Com o avanço da pandemia, temos nos perguntado cada vez mais sobre a extensão de seus efeitos na subjetividade e de seus impactos na esfera coletiva. E talvez possamos pensar também os efeitos dela em relação à psicanálise, mais precisamente às suas interferências na escuta analítica, ideia que me remete a uma definição que a psicanalista argentina Janine Puget apresenta ao falar de um momento específico, no qual analista e analisando vivenciam uma experiência intensa comum e esta é compartilhada no processo analítico.

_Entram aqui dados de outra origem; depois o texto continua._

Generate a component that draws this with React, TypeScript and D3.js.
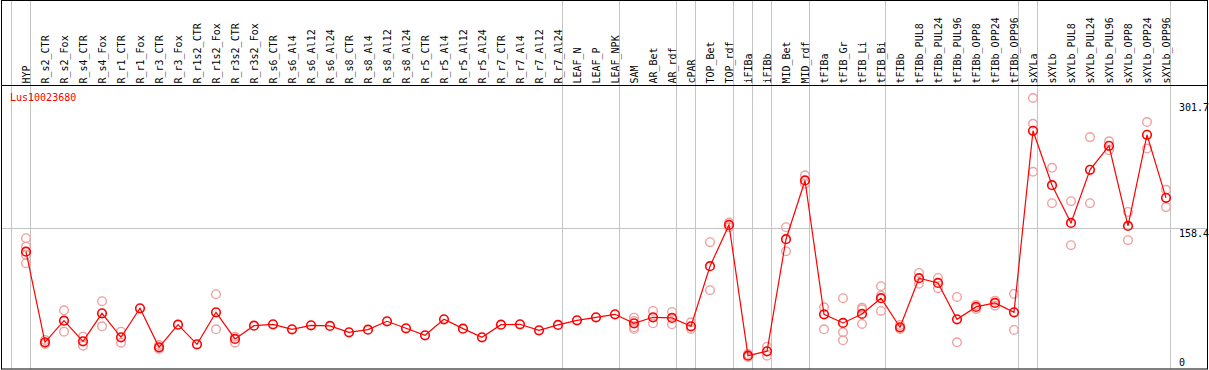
import React from "react";
import * as d3 from "d3";

const title = "Lus10023680";

const categories = [
  "HYP", "R_s2_CTR", "R_s2_Fox", "R_s4_CTR", "R_s4_Fox", "R_r1_CTR", "R_r1_Fox", "R_r3_CTR", "R_r3_Fox",
  "R_r1s2_CTR", "R_r1s2_Fox", "R_r3s2_CTR", "R_r3s2_Fox", "R_s6_CTR", "R_s6_Al4", "R_s6_Al12", "R_s6_Al24",
  "R_s8_CTR", "R_s8_Al4", "R_s8_Al12", "R_s8_Al24", "R_r5_CTR", "R_r5_Al4", "R_r5_Al12", "R_r5_Al24",
  "R_r7_CTR", "R_r7_Al4", "R_r7_Al12", "R_r7_Al24", "LEAF_N", "LEAF_P", "LEAF_NPK", "SAM", "AR_Bet", "AR_rdf",
  "cPAR", "TOP_Bet", "TOP_rdf", "iFIBa", "iFIBb", "MID_Bet", "MID_rdf", "tFIBa", "tFIB_Gr", "tFIB_Li", "tFIB_Bi",
  "tFIBb", "tFIBb_PUL8", "tFIBb_PUL24", "tFIBb_PUL96", "tFIBb_OPP8", "tFIBb_OPP24", "tFIBb_OPP96",
  "sXYLa", "sXYLb", "sXYLb_PUL8", "sXYLb_PUL24", "sXYLb_PUL96", "sXYLb_OPP8", "sXYLb_OPP24", "sXYLb_OPP96",
];

const means = [
  132.7, 33.0, 56.8, 34.1, 64.9, 38.5, 70.4, 27.5, 52.4,
  30.8, 66.0, 36.7, 51.3, 52.8, 47.3, 51.7, 51.0,
  44.0, 46.9, 56.1, 48.4, 40.7, 58.3, 48.0, 38.5,
  52.4, 52.8, 46.2, 52.1, 57.2, 60.5, 63.8, 53.9, 60.5, 59.8,
  50.6, 116.7, 162.1, 18.3, 23.1, 146.4, 211.0, 63.8, 54.3, 64.2, 81.5,
  49.5, 103.5, 98.3, 58.3, 71.9, 76.3, 66.0,
  265.6, 205.8, 164.3, 222.7, 249.1, 161.0, 261.2, 191.9,
];

const replicates: number[][] = [
  [147.5, 138.2, 129.1, 120.0], [35.6, 31.2], [68.2, 44.7], [39.2, 29.3], [78.2, 50.6], [44.7, 32.6], [], [30.0, 25.6], [],
  [], [85.9, 47.3], [39.2, 32.6], [], [], [], [], [],
  [], [], [], [], [], [], [], [],
  [], [], [], [], [], [], [], [60.1, 56.5, 49.5, 47.7], [67.5, 53.9], [66.4, 52.8],
  [55.0, 47.7], [143.1, 90.3], [164.7, 159.5], [20.1, 16.8], [28.2, 18.3], [159.6, 133.2], [216.6, 207.3], [71.5, 47.3], [81.5, 44.0, 35.2], [71.1, 69.3, 53.2], [94.7, 84.3, 67.5],
  [52.1, 47.7], [109.3, 97.5], [103.8, 92.5], [82.9, 33.0], [74.1, 69.7], [78.8, 73.3], [86.2, 46.6],
  [301.7, 273.3, 220.5], [224.9, 186.0], [188.2, 139.8], [258.7, 186.0], [254.0, 244.4], [176.4, 145.3], [275.3, 246.1], [200.7, 181.7],
];

const yTicks = [301.7, 158.4, 0];
const gridValues = [158.4];
const groupEnds = [
  "HYP", "R_r7_Al24", "LEAF_NPK", "AR_rdf", "cPAR", "TOP_rdf", "iFIBa", "iFIBb", "MID_rdf",
  "tFIB_Bi", "tFIBb_OPP96", "sXYLa", "sXYLb_OPP96",
];

const W = 1209;
const H = 370;
const FONT = "'DejaVu Sans Mono', monospace";

export default function App() {
  const x = d3.scalePoint<string>().domain(categories).range([26, 1166]).padding(0);
  const y = d3.scaleLinear().domain([0, 301.7]).range([372.3, 98]);
  const line = d3
    .line<number>()
    .x((_, i) => x(categories[i]) as number)
    .y((d) => y(d));

  const sepXs = [(x(categories[0]) as number) - 14.5, ...groupEnds.map((c) => (x(c) as number) + 4.5)];

  return (
    <svg width={W} height={H} style={{ position: "absolute", left: 0, top: 0, background: "#fff" }}>
      <rect x={0} y={0} width={W} height={H} fill="#fff" />
      {sepXs.map((sx, i) => (
        <line key={"s" + i} x1={sx} x2={sx} y1={0} y2={369} stroke="#c4c4c4" strokeWidth={1} />
      ))}
      {gridValues.map((v) => (
        <line key={"g" + v} x1={1.5} x2={1207.5} y1={Math.round(y(v)) + 0.5} y2={Math.round(y(v)) + 0.5} stroke="#c4c4c4" strokeWidth={1} />
      ))}
      <line x1={1.5} x2={1207.5} y1={85.5} y2={85.5} stroke="#000" strokeWidth={1} />
      <rect x={1.5} y={0.5} width={1206} height={368.5} fill="none" stroke="#000" strokeWidth={1} />
      {categories.map((c) => (
        <text
          key={"l" + c}
          transform={`translate(${(x(c) as number) + 3.7},83.5) rotate(-90)`}
          fontFamily={FONT}
          fontSize={10}
          fill="#000"
        >
          {c}
        </text>
      ))}
      <text x={10} y={101} fontFamily={FONT} fontSize={10} fill="#f00">
        {title}
      </text>
      {yTicks.map((v) => (
        <text key={"t" + v} x={1179} y={v === 0 ? 366 : y(v) + (v > 200 ? 12.5 : 8.3)} fontFamily={FONT} fontSize={10} fill="#000">
          {String(v)}
        </text>
      ))}
      {replicates.map((reps, i) =>
        reps.map((r, j) => (
          <circle key={`r${i}-${j}`} cx={x(categories[i]) as number} cy={y(r)} r={4.3} fill="none" stroke="#f0a0a0" strokeWidth={1.4} />
        ))
      )}
      <path d={line(means) || ""} fill="none" stroke="#f00" strokeWidth={1.2} />
      {means.map((m, i) => (
        <circle key={"m" + i} cx={x(categories[i]) as number} cy={y(m)} r={4.3} fill="none" stroke="#f00" strokeWidth={1.6} />
      ))}
    </svg>
  );
}
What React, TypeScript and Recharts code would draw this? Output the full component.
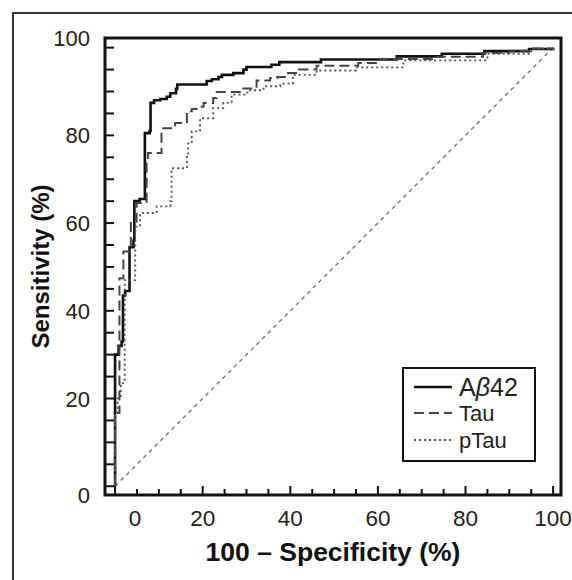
import React from 'react';
import { LineChart, Line, XAxis, YAxis, ReferenceArea, Legend } from 'recharts';

const FONT = '"Liberation Sans", Arial, Helvetica, sans-serif';

// ticks every 5 %, labels every 20 %
const axisTicks = [0, 5, 10, 15, 20, 25, 30, 35, 40, 45, 50, 55, 60, 65, 70, 75, 80, 85, 90, 95, 100];

const X_DOMAIN: [number, number] = [-2.3, 101.8];
const Y_DOMAIN: [number, number] = [-2, 102.2];

// ROC vertices: 100 - specificity (%) / sensitivity (%) after each rise
const abFpr = [0, 0, 0.8, 1.5, 1.8, 2.3, 3.3, 4.2, 4.4, 5.6, 6.8, 7.9, 8.1, 8.9, 10.3, 11.8, 12.6, 13.9, 14.2, 20.9, 22.1, 23.6, 24.4, 27, 29.3, 30, 35.7, 37.5, 47, 64.3, 74.6, 84.3, 94.5, 100];
const abSens = [0, 30, 32, 33, 43.5, 44.5, 54.5, 56, 65, 65.5, 80.5, 81, 87.4, 88, 88.3, 88.8, 89.6, 90.6, 91.6, 92.4, 92.8, 93.3, 93.8, 94.2, 95, 95.6, 96.1, 96.7, 97.3, 98, 98.6, 99.2, 99.7, 100];

const tauFpr = [0, 0, 1.0, 1.9, 3.6, 4.9, 7.2, 7.5, 10.6, 13.7, 16.4, 17.5, 18.6, 20.2, 22.4, 23.2, 29.3, 32.3, 35.4, 37, 39.5, 42, 46, 55.5, 60, 73, 84, 90, 95, 100];
const tauSens = [0, 16.7, 47.4, 53.5, 60.3, 64.6, 73.7, 76, 81.6, 82.8, 85.5, 86, 86.5, 87.4, 88.5, 89.9, 90.7, 92.5, 93.1, 93.3, 94.2, 95, 95.9, 96.5, 97.4, 97.9, 98.8, 99.3, 99.8, 100];

const ptauFpr = [0, 0, 0.6, 1.3, 2.2, 4.6, 5.7, 9.5, 12.6, 12.9, 16.4, 16.7, 17.5, 19.4, 22.4, 24.7, 26.6, 30.2, 33.9, 37.7, 40.6, 46, 55, 65.8, 85, 95, 100];
const ptauSens = [0, 17, 20, 23.5, 47, 59.2, 62.3, 63.8, 65, 72.5, 75.3, 78.5, 80.9, 83.9, 86.2, 87.4, 89.3, 90.3, 91.2, 91.8, 93.8, 94.8, 95.5, 97.1, 98.6, 99.8, 100];

const chanceFpr = [0, 100];
const chanceSens = [0, 100];

const toPoints = (xs: number[], ys: number[]) => xs.map((x, i) => ({ fpr: x, sens: ys[i] }));

const series = [
  { key: 'abeta', name: 'Aβ42', data: toPoints(abFpr, abSens), color: '#111', width: 2.6, dash: undefined as string | undefined },
  { key: 'tau', name: 'Tau', data: toPoints(tauFpr, tauSens), color: '#444', width: 2, dash: '10 5' },
  { key: 'ptau', name: 'pTau', data: toPoints(ptauFpr, ptauSens), color: '#555', width: 1.9, dash: '2 3' },
];

const XTick = (props: any) => {
  const { x, y, payload } = props;
  const v = payload.value as number;
  const major = v % 20 === 0;
  return (
    <g>
      <line x1={x} x2={x} y1={y} y2={y - (major ? 9 : 6)} stroke="#111" strokeWidth={2} />
      {major && (
        <text x={x + (v === 0 ? 20 : 0)} y={y + 30.5} textAnchor="middle" fontSize={22.5} fill="#222" fontFamily={FONT}>
          {v}
        </text>
      )}
    </g>
  );
};

const YTick = (props: any) => {
  const { x, y, payload } = props;
  const v = payload.value as number;
  const shift = v === 100 ? -10 : v === 0 ? 9 : 0;
  return (
    <g>
      <line x1={x} x2={x + 9} y1={y} y2={y} stroke="#111" strokeWidth={2} />
      {v % 20 === 0 && (
        <text x={x - 15} y={y + shift + 8} textAnchor="end" fontSize={22} fill="#222" fontFamily={FONT}>
          {v}
        </text>
      )}
    </g>
  );
};

const XTitle = (props: any) => {
  const vb = props.viewBox || { x: 105, y: 495, width: 456, height: 1 };
  return (
    <text x={vb.x + vb.width / 2} y={vb.y + 57} textAnchor="middle" dominantBaseline="central" fontSize={26.5} fontWeight="bold" fill="#111" fontFamily={FONT}>
      100 – Specificity (%)
    </text>
  );
};

const YTitle = (props: any) => {
  const vb = props.viewBox || { x: 104, y: 38, width: 1, height: 457 };
  const cx = vb.x + vb.width - 65;
  const cy = vb.y + vb.height / 2;
  return (
    <text x={cx} y={cy} transform={`rotate(-90, ${cx}, ${cy})`} textAnchor="middle" dominantBaseline="central" fontSize={24} fontWeight="bold" fill="#111" fontFamily={FONT}>
      Sensitivity (%)
    </text>
  );
};

const rowY = [20, 46, 73];

const LegendBox = () => (
  <svg width={134} height={95} style={{ display: 'block' }}>
    <rect x={1} y={1} width={132} height={93} fill="#fff" stroke="#111" strokeWidth={2} />
    {series.map((s, i) => (
      <g key={s.key}>
        <line x1={12} x2={50} y1={rowY[i]} y2={rowY[i]} stroke={s.color} strokeWidth={s.width} strokeDasharray={s.dash} />
        <text x={57} y={rowY[i]} dominantBaseline="central" fontSize={i === 0 ? 25 : 22} fill="#222" fontFamily={FONT}>
          {s.name === 'Aβ42' ? (
            <>
              A<tspan fontStyle="italic">β</tspan>42
            </>
          ) : (
            s.name
          )}
        </text>
      </g>
    ))}
  </svg>
);

export default function App() {
  return (
    <div style={{ position: 'absolute', left: 0, top: 0, width: 572, height: 580, overflow: 'hidden', background: '#fff' }}>
      <div style={{ position: 'absolute', left: 12, top: 12, width: 600, height: 600, border: '2px solid #333' }} />
      <div style={{ position: 'absolute', left: 0, top: 0 }}>
        <LineChart width={572} height={580} margin={{ top: 38, right: 11, bottom: 84, left: 104 }} style={{ fontFamily: FONT }}>
          <XAxis
            type="number"
            dataKey="fpr"
            domain={X_DOMAIN}
            ticks={axisTicks}
            interval={0}
            allowDataOverflow
            tick={<XTick />}
            tickLine={false}
            axisLine={false}
            tickSize={0}
            tickMargin={0}
            height={1}
            label={{ content: XTitle }}
          />
          <YAxis
            type="number"
            domain={Y_DOMAIN}
            ticks={axisTicks}
            interval={0}
            allowDataOverflow
            tick={<YTick />}
            tickLine={false}
            axisLine={false}
            tickSize={0}
            tickMargin={0}
            width={1}
            label={{ content: YTitle }}
          />
          <ReferenceArea
            x1={X_DOMAIN[0]}
            x2={X_DOMAIN[1]}
            y1={Y_DOMAIN[0]}
            y2={Y_DOMAIN[1]}
            fill="none"
            stroke="#111"
            strokeWidth={3}
            ifOverflow="visible"
          />
          <Line
            data={toPoints(chanceFpr, chanceSens)}
            dataKey="sens"
            type="linear"
            stroke="#777"
            strokeWidth={1.4}
            strokeDasharray="4 4"
            dot={false}
            activeDot={false}
            isAnimationActive={false}
            legendType="none"
          />
          {series.map((s) => (
            <Line
              key={s.key}
              data={s.data}
              dataKey="sens"
              name={s.name}
              type="stepAfter"
              stroke={s.color}
              strokeWidth={s.width}
              strokeDasharray={s.dash}
              dot={false}
              activeDot={false}
              isAnimationActive={false}
            />
          ))}
          <Legend
            layout="vertical"
            align="center"
            verticalAlign="middle"
            content={() => <LegendBox />}
            wrapperStyle={{ left: 402, top: 367, right: 'auto', bottom: 'auto', width: 134, height: 95 }}
          />
        </LineChart>
      </div>
    </div>
  );
}
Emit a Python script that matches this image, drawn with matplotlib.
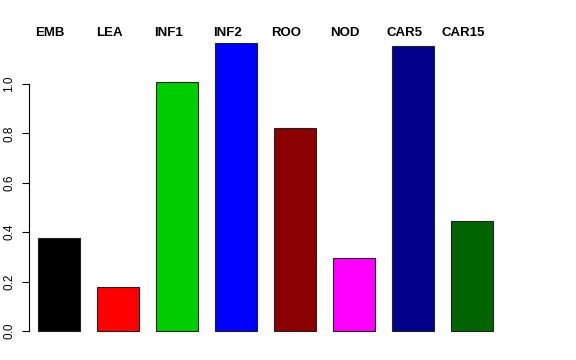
import numpy as np
import matplotlib.pyplot as plt

plt.rcParams['font.family'] = ['Liberation Sans', 'DejaVu Sans']

tissues = ['EMB', 'LEA', 'INF1', 'INF2', 'ROO', 'NOD', 'CAR5', 'CAR15']
values = [0.377, 0.178, 1.008, 1.166, 0.822, 0.296, 1.154, 0.445]
colours = ['#000000', '#FF0000', '#00CD00', '#0000FF',
           '#8B0000', '#FF00FF', '#00008B', '#006400']
yticks = [0.0, 0.2, 0.4, 0.6, 0.8, 1.0]

fig = plt.figure(figsize=(5.76, 3.6), dpi=100)
ax = fig.add_axes([29 / 576, 0.067, 493 / 576, 0.8506])

x = np.arange(len(tissues))
ax.bar(x, values, width=0.71, color=colours, edgecolor='#222222', linewidth=0.8)

ax.set_xlim(-0.508, 7.85)
ax.set_ylim(-0.02, 1.22)

# names above the bars, slightly left of centre as in the original
for xi, name in zip(x, tissues):
    ax.text(xi - 0.15, 1.208, name, ha='center', va='center',
            fontsize=9.5, fontweight='bold', clip_on=False)

for s in ['top', 'right', 'bottom']:
    ax.spines[s].set_visible(False)
ax.spines['left'].set_bounds(0, 1)
ax.spines['left'].set_linewidth(0.8)
ax.set_xticks([])
ax.set_yticks(yticks)
ax.set_yticklabels(['%.1f' % t for t in yticks], rotation=90, va='center')
ax.tick_params(axis='y', length=5, width=0.8, pad=5, labelsize=8.5)

fig.savefig('out.png', dpi=100)
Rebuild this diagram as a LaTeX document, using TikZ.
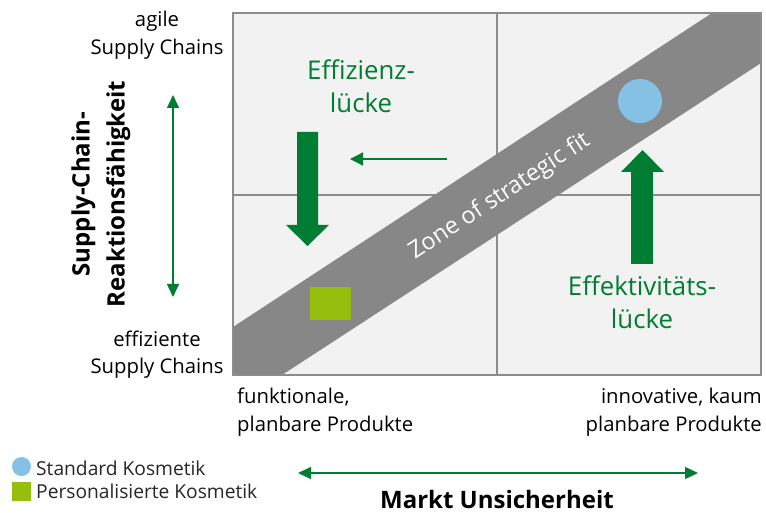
\documentclass[tikz,border=0pt]{standalone}
\usepackage{fontspec}
\setmainfont{Open Sans}
\usetikzlibrary{arrows.meta}
\definecolor{fitgreen}{RGB}{0,125,50}
\definecolor{quadfill}{RGB}{242,242,242}
\definecolor{bandgray}{RGB}{135,135,135}
\definecolor{framegray}{RGB}{140,140,140}
\definecolor{stdblue}{RGB}{133,193,229}
\definecolor{perslime}{RGB}{150,190,14}
\tikzset{
  lbl/.style={font=\fontsize{20.3}{28}\selectfont, align=center, text=black, inner sep=0},
  greenlbl/.style={font=\fontsize{25.8}{33}\selectfont, align=center, text=fitgreen, inner sep=0},
  framelines/.style={draw=framegray, line width=1.6pt},
  thinarrow/.style={draw=fitgreen, line width=1.3pt},
  bigarrow/.style={fill=fitgreen},
  legendtxt/.style={font=\fontsize{19.2}{22}\selectfont, anchor=base west, inner sep=0, text=black!85},
}
\begin{document}
\begin{tikzpicture}[x=1pt,y=-1pt]
\useasboundingbox (0,0) rectangle (766,513);
% quadrants
\fill[quadfill] (233,13) rectangle (761,375);
\draw[framelines] (497,13) -- (497,375);
\draw[framelines] (233,195) -- (761,195);
% band
\fill[bandgray] (233,327) -- (712,13) -- (761,13) -- (761,63) -- (282,375) -- (233,375) -- cycle;
\draw[framelines] (233,13) rectangle (761,375);
\node[rotate=33.2, text=white, font=\fontsize{23.5}{26}\selectfont, inner sep=0] (zone) at (500,197) {Zone of strategic fit};

% markers
\node[circle, fill=stdblue, minimum size=44pt, inner sep=0] (std) at (640,101) {};
\node[fill=perslime, minimum width=41pt, minimum height=33pt, inner sep=0] (pers) at (330.5,303.5) {};

% big arrows
\fill[bigarrow] (297,132) -- (318,132) -- (318,225) -- (329,225) -- (307.5,246) -- (286,225) -- (297,225) -- cycle;
\fill[bigarrow] (631,264) -- (653,264) -- (653,172) -- (664,172) -- (642.5,150) -- (621,172) -- (631,172) -- cycle;

% thin arrow in quadrant
\coordinate (ta) at (447,159);
\coordinate (tb) at (350,159);
\draw[thinarrow, -{Triangle[length=13pt,width=13pt]}] (ta) -- (tb);

% gap labels
\node[greenlbl, anchor=base] (eff1) at (361,80) {Effizienz-};
\node[greenlbl, anchor=base] (eff2) at (361,113) {lücke};
\node[greenlbl, anchor=base] (efk1) at (642,295) {Effektivitäts-};
\node[greenlbl, anchor=base] (efk2) at (642,328) {lücke};

% y axis
\node[lbl, anchor=base] (ag1) at (157,27) {agile};
\node[lbl, anchor=base] (ag2) at (157,55) {Supply Chains};
\node[lbl, anchor=base] (ef1) at (157,346) {effiziente};
\node[lbl, anchor=base] (ef2) at (157,373) {Supply Chains};
\node[rotate=90, font=\bfseries\fontsize{24}{35}\selectfont, align=center, inner sep=0] (yaxis) at (101,194) {Supply-Chain-\\Reaktionsfähigkeit};
\coordinate (ya) at (173,95);
\coordinate (yb) at (173,297);
\draw[thinarrow, {Triangle[length=13pt,width=12pt]}-{Triangle[length=13pt,width=12pt]}] (ya) -- (yb);

% x axis
\node[lbl, anchor=base west] (fn1) at (237,403) {funktionale,};
\node[lbl, anchor=base west] (fn2) at (237,431) {planbare Produkte};
\node[lbl, anchor=base east] (in1) at (762,403) {innovative, kaum};
\node[lbl, anchor=base east] (in2) at (762,431) {planbare Produkte};
\coordinate (xa) at (298,473);
\coordinate (xb) at (698,473);
\draw[thinarrow, {Triangle[length=13pt,width=12pt]}-{Triangle[length=13pt,width=12pt]}] (xa) -- (xb);
\node[font=\bfseries\fontsize{24}{26}\selectfont, anchor=base, inner sep=0] (xaxis) at (497,508) {Markt Unsicherheit};

% legend
\node[circle, fill=stdblue, minimum size=19pt, inner sep=0] (lstd) at (21.5,466.5) {};
\node[legendtxt] (lstdt) at (36,475) {Standard Kosmetik};
\node[fill=perslime, minimum size=19pt, inner sep=0] (lpers) at (21.5,491.5) {};
\node[legendtxt] (lperst) at (36,498) {Personalisierte Kosmetik};
\end{tikzpicture}
\end{document}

Puget denomina esta experiência de “mundo sobreposto”. Segundo ela, esse fenômeno pode ser verificado quando, no decorrer das sessões, “a maioria dos pacientes em seu discurso manifesto, apresenta um excesso de fatos, dados e problemas que pertencem à realidade externa atual e a um mundo conhecido por todos. Essa presença constante, tanto em nossos consultórios, no enquadre analítico, na livre associação, na atenção flutuante, na transferência-contratransferência e na troca com os colegas, remetem a questões que representam uma ‘condição de exceção’” trazendo dificuldades à técnica. Para Puget, “o mundo sobreposto é um momento de eclipse analítico."
A partir desta afirmação, podemos pensar o quanto nós, enquanto analistas, vivenciamos esta espécie de eclipse que pode se anunciar em nossa escuta, quando nos vemos também atravessados por vivências tão intensas e deste excesso de realidade que temos compartilhado. Quais seriam os impactos disso na sessão analítica?
O analista, que durante a análise está ali como função, acaba, em alguns momentos, correndo o risco de levar “sua pessoa” para a sessão. Em condições "normais" de trabalho, ele não se encontra identificado com seu paciente, é capaz de manter a escuta de sua subjetividade, garantindo a presença de elementos que fazem com que a análise possa acontecer (atenção flutuante, interpretação, análise da transferência-contratransferência, manejo da técnica, pensamento clínico...), utilizando seus recursos psíquicos e teóricos no decorrer do processo. Sua pessoa fica em reserva, em suspensão no decorrer de seu trabalho durante a sessão, e a sua escuta o possibilita manter o enquadre e o funcionamento do processo analítico. No entanto, em “condição de exceção” sua função pode se apresentar afetada, eclipsando seu trabalho em análise.
Acompanhando o pensamento de Janine Puget sobre o “mundo sobreposto”, podemos dizer que a partir desta experiência compartilhada com seu analisando, o analista também se percebe atravessado por sua vulnerabilidade, se vendo também afetado. E os efeitos desta vivência podem se apresentar a ele como excessos de silêncio, dificuldades para escutar e interpretar, sonolência, cansaço, irritabilidade, hiperatividade intelectual, efeitos que, em alguma medida, o levam a desinvestir do processo de análise e o impedem de pensar psicanaliticamente durante a sessão com seu paciente. Perante este impasse que pode ser vivenciado em seu trabalho clínico, o analista pode blindar-se por uma defesa narcísica, não se dando conta de tudo isso que o atravessa e da intensidade que essa experiência possa conter, comprometendo, em muito, seu trabalho com o analisando e com o processo de análise.
Mas se o analista consegue se discriminar e discernir o que lhe acontece, pensar sobre este momento que compartilha em comum com seus pacientes, em que medida se sentiu inundado e atravessado por tais questões, ele pode se ver diante da possibilidade de recuperar sua função, retomar a transferência, escutar seu paciente a partir de seu lugar subjetivo e colocar-se novamente em "presença receptiva e em capacidade de espera, preservando o objeto transferencial", preservando a continuidade do processo analítico.
Não há dúvidas de que todo o investimento do analista em seu ofício, seu percurso de trabalho e escuta, seu tempo de experiência e troca com seus pares, e uma certa flexibilidade perante os reveses da vida (nisso, talvez, com sorte, a análise pessoal venha a contribuir e seja essencial), oferecem a ele um solo fértil e firme, onde pisar e fundar alicerces. Em “condição de exceção”, todos esses atributos constituem o enquadre interno do analista e possibilitam a continuidade de seu trabalho e a escuta de seu analisando, amenizando os ruídos internos e externos que atravessam uma sessão.
Perante tantas transformações e o pouco tempo que ainda tivemos para realocar e "acomodar" internamente tantas vivências, seus efeitos e a possibilidade de elaborá-las, talvez seja importante que o analista possa desabilitar-se de sua função fora de seu “consultório”. É só na clínica que ela faz sentido. Se puder dar ouvidos à sua humana fragilidade, talvez possa liberar sua escuta ali quando sua função for necessária e imprescindível.